Les hypothèses d’avancées technologiques et de baisse des coûts apparaissent assez mesurées tant du côté de la consommation (appareils électriques) que de la production renouvelable (filières et intégration au réseau). Par contre, le coût du nucléaire, basé sur les estimations de la Cour des Comptes, est très vraisemblablement sous-estimé si l’on se réfère par exemple au prix de vente de l’électricité exigé par EDF pour l’EPR à Hinkley Point (110 €/MWh).
Si l’étude de l’ADEME analyse des mix électriques différenciés en 2050, elle ne constitue pas pour autant un scénario énergétique comparable à celui qui est proposé par négaWatt. Il faudrait pour cela qu’elle décrive une trajectoire quantifiée année par année et qu’elle intègre une analyse systémique et cohérente sur tous les usages énergétiques (chaleur, mobilité et électricité spécifique). Cet exercice, entamé avec la Vision 2030-2050, doit donc être poursuivi par d’autres analyses sectorielles plus poussées, auxquelles l’Association négaWatt est bien entendu prête à contribuer.
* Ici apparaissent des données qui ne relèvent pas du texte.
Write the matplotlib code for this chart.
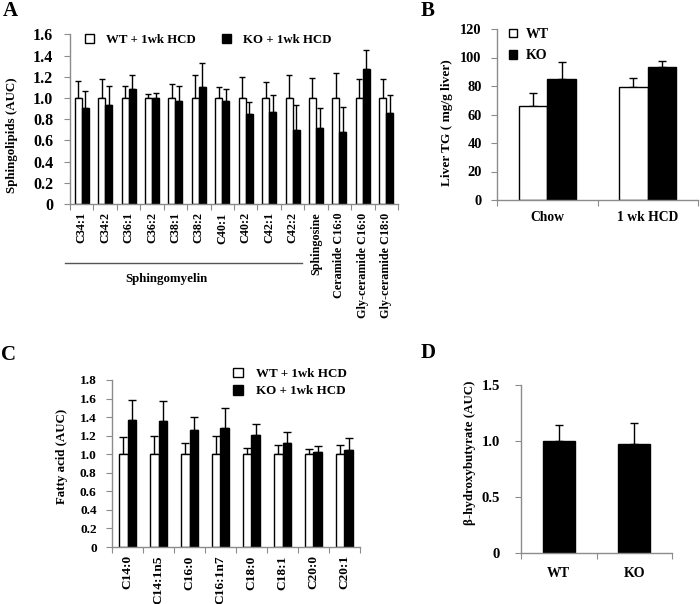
import numpy as np
import matplotlib
matplotlib.use("Agg")
import matplotlib.pyplot as plt

plt.rcParams['font.family'] = 'serif'
plt.rcParams['font.serif'] = ['Liberation Serif', 'DejaVu Serif']
plt.rcParams['font.weight'] = 'bold'

# panel A - sphingolipids
sphingo_labels = ['C34:1', 'C34:2', 'C36:1', 'C36:2', 'C38:1', 'C38:2', 'C40:1',
                  'C40:2', 'C42:1', 'C42:2', 'Sphingosine', 'Ceramide C16:0',
                  'Gly-ceramide C16:0', 'Gly-ceramide C18:0']
sphingo_wt = [1.0] * 14
sphingo_wt_err = [0.164, 0.18, 0.11, 0.038, 0.133, 0.215, 0.107, 0.196, 0.151,
                  0.215, 0.186, 0.233, 0.176, 0.18]
sphingo_ko = [0.905, 0.937, 1.085, 0.997, 0.968, 1.104, 0.972, 0.849, 0.868,
              0.70, 0.716, 0.676, 1.27, 0.855]
sphingo_ko_err = [0.158, 0.18, 0.133, 0.05, 0.142, 0.227, 0.11, 0.116, 0.157,
                  0.23, 0.189, 0.242, 0.18, 0.173]

# panel B - liver TG
tg_groups = ['Chow', '1 wk HCD']
tg_wt = [66.2, 79.5]
tg_wt_err = [8.7, 5.9]
tg_ko = [85.1, 93.5]
tg_ko_err = [11.5, 4.0]

# panel C - fatty acids
fa_labels = ['C14:0', 'C14:1n5', 'C16:0', 'C16:1n7', 'C18:0', 'C18:1', 'C20:0', 'C20:1']
fa_wt = [1.0] * 8
fa_wt_err = [0.19, 0.20, 0.118, 0.193, 0.071, 0.096, 0.054, 0.104]
fa_ko = [1.368, 1.354, 1.257, 1.282, 1.211, 1.125, 1.021, 1.046]
fa_ko_err = [0.214, 0.221, 0.139, 0.214, 0.114, 0.114, 0.068, 0.129]

# panel D - beta-hydroxybutyrate
bhb_groups = ['WT', 'KO']
bhb_vals = [1.0, 0.976]
bhb_err = [0.142, 0.182]

W, H = 700, 604
fig = plt.figure(figsize=(7, 6.04), dpi=100)


def px_axes(left, right, bottom, top):
    return fig.add_axes([left / W, 1 - bottom / H, (right - left) / W, (bottom - top) / H])


def style(ax, n, ylim, yticks, yticklabels, ysize, xlabels, xsize, rot, ypad, xpad):
    ax.set_xlim(-0.5, n - 0.5)
    ax.set_ylim(*ylim)
    for s in ['top', 'right']:
        ax.spines[s].set_visible(False)
    for s in ['left', 'bottom']:
        ax.spines[s].set_color('#8c8c8c')
        ax.spines[s].set_linewidth(1)
    ax.set_yticks(yticks)
    ax.set_yticklabels(yticklabels, fontsize=ysize, fontweight='bold')
    ax.tick_params(axis='y', length=4, color='#8c8c8c', pad=ypad)
    ax.set_xticks(np.arange(n + 1) - 0.5)
    ax.set_xticklabels([])
    ax.tick_params(axis='x', which='major', length=4, color='#8c8c8c')
    ax.set_xticks(np.arange(n), minor=True)
    ax.set_xticklabels(xlabels, minor=True, fontsize=xsize, fontweight='bold', rotation=rot,
                       va='top', ha='center')
    ax.tick_params(axis='x', which='minor', length=0, pad=xpad)


def pair_bars(ax, wt, wt_err, ko, ko_err, width, cap):
    x = np.arange(len(wt))
    b1 = ax.bar(x - width / 2, wt, width, color='white', edgecolor='black', linewidth=1, zorder=2)
    b2 = ax.bar(x + width / 2, ko, width, color='black', edgecolor='black', linewidth=1, zorder=2)
    ax.errorbar(x - width / 2, wt, yerr=[np.zeros(len(wt)), wt_err], fmt='none',
                ecolor='black', elinewidth=1, capsize=cap, capthick=1, zorder=1)
    ax.errorbar(x + width / 2, ko, yerr=[np.zeros(len(ko)), ko_err], fmt='none',
                ecolor='black', elinewidth=1, capsize=cap, capthick=1, zorder=1)
    return b1, b2


# ---- A
axA = px_axes(70, 398, 204, 34.4)
bA = pair_bars(axA, sphingo_wt, sphingo_wt_err, sphingo_ko, sphingo_ko_err, 0.3, 2.5)
style(axA, 14, (0, 1.6), np.arange(0, 1.61, 0.2),
      ['0'] + ['%.1f' % v for v in np.arange(0.2, 1.61, 0.2)], 11.5,
      sphingo_labels, 8.7, 90, 8, 6)
axA.legend(bA, ['WT + 1wk HCD', 'KO + 1wk HCD'], ncol=2, frameon=False,
           loc='center left', bbox_to_anchor=(0.025, 0.967), borderpad=0,
           handlelength=0.75, handleheight=0.75, handletextpad=0.9, columnspacing=2.0,
           prop={'size': 9.3, 'weight': 'bold'})
axA.plot([-0.7, 9.4], [-0.348, -0.348], color='#555555', lw=1,
         transform=axA.get_xaxis_transform(), clip_on=False)
axA.text(3.6, -0.44, 'Sphingomyelin', transform=axA.get_xaxis_transform(),
         ha='center', va='center', fontsize=9.3, fontweight='bold')
fig.text(12.5 / W, 1 - 135 / H, 'Sphingolipids (AUC)', rotation=90, ha='center', va='center',
         fontsize=9.4, fontweight='bold')

# ---- B
axB = px_axes(497, 698, 200, 29)
bB = pair_bars(axB, tg_wt, tg_wt_err, tg_ko, tg_ko_err, 0.285, 3)
style(axB, 2, (0, 120), np.arange(0, 121, 20), [str(v) for v in range(0, 121, 20)], 10.4,
      tg_groups, 9.8, 0, 7, 8)
axB.legend(bB, ['WT', 'KO'], frameon=False, loc='center left', bbox_to_anchor=(0.025, 0.906),
           borderpad=0, handlelength=0.6, handleheight=0.6, handletextpad=0.6,
           labelspacing=0.6, prop={'size': 10, 'weight': 'bold'})
fig.text(447 / W, 1 - 123 / H, 'Liver TG ( mg/g liver)', rotation=90, ha='center', va='center',
         fontsize=9.6, fontweight='bold')

# ---- C
axC = px_axes(112, 360, 547, 380)
bC = pair_bars(axC, fa_wt, fa_wt_err, fa_ko, fa_ko_err, 0.29, 3)
style(axC, 8, (0, 1.8), np.arange(0, 1.81, 0.2),
      ['0'] + ['%.1f' % v for v in np.arange(0.2, 1.81, 0.2)], 9.6,
      fa_labels, 9.6, 90, 7, 6)
axC.legend(bC, ['WT + 1wk HCD', 'KO + 1wk HCD'], frameon=False, loc='center left',
           bbox_to_anchor=(0.462, 0.985), borderpad=0, handlelength=0.75, handleheight=0.75,
           handletextpad=1.0, labelspacing=0.4, prop={'size': 9.4, 'weight': 'bold'})
fig.text(62 / W, 1 - 456 / H, 'Fatty acid (AUC)', rotation=90, ha='center', va='center',
         fontsize=9.3, fontweight='bold')

# ---- D
axD = px_axes(521, 672, 553.3, 385)
xd = np.arange(2)
axD.bar(xd, bhb_vals, 0.42, color='black', edgecolor='black', linewidth=1, zorder=2)
axD.errorbar(xd, bhb_vals, yerr=[np.zeros(2), bhb_err], fmt='none', ecolor='black',
             elinewidth=1, capsize=3, capthick=1, zorder=1)
style(axD, 2, (0, 1.5), [0, 0.5, 1.0, 1.5], ['0', '0.5', '1.0', '1.5'], 10.6,
      bhb_groups, 10, 0, 11, 10)
fig.text(470 / W, 1 - 453 / H, 'β-hydroxybutyrate (AUC)', rotation=90, ha='center',
         va='center', fontsize=9.4, fontweight='bold')

# panel letters
for lbl, (px, py) in {'A': (10.5, 11.5), 'B': (428, 11), 'C': (8.5, 355), 'D': (428, 353)}.items():
    fig.text(px / W, 1 - py / H, lbl, ha='center', va='center', fontsize=15, fontweight='bold')

fig.savefig('out.png', dpi=100)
La France est à un moment-clé de sa transition énergétique.
Le Parlement s’apprête à débattre à nouveau du « projet de loi de transition énergétique pour une croissance verte », les services du ministère de l’Écologie organisent actuellement des dizaines de groupes de travail sur la « stratégie nationale bas-carbone », la « programmation pluriannuelle de l’énergie » et « l’évolution des systèmes d’aides à l’électricité renouvelable »… et la Conférence de Paris sur le climat est dans moins de 250 jours.
Alors que l’énergie occupe le devant de la scène, la publication de ce rapport de l’ADEME, déjà repoussée de décembre 2014 à avril 2015 pour les compléments d’études qui étaient nécessaires, arrive à point nommé pour convaincre nos dirigeants qu’une France produisant 100 % de son électricité par des sources renouvelables n’est pas un fantasme, mais bien un magnifique projet, qui profiterait à nos entreprises, à tous les citoyens et tous les territoires.
À charge désormais aux tenants des énergies du siècle passé d’apporter la preuve, en toute rigueur et concertation, qu’il leur paraît préférable de ne rien changer.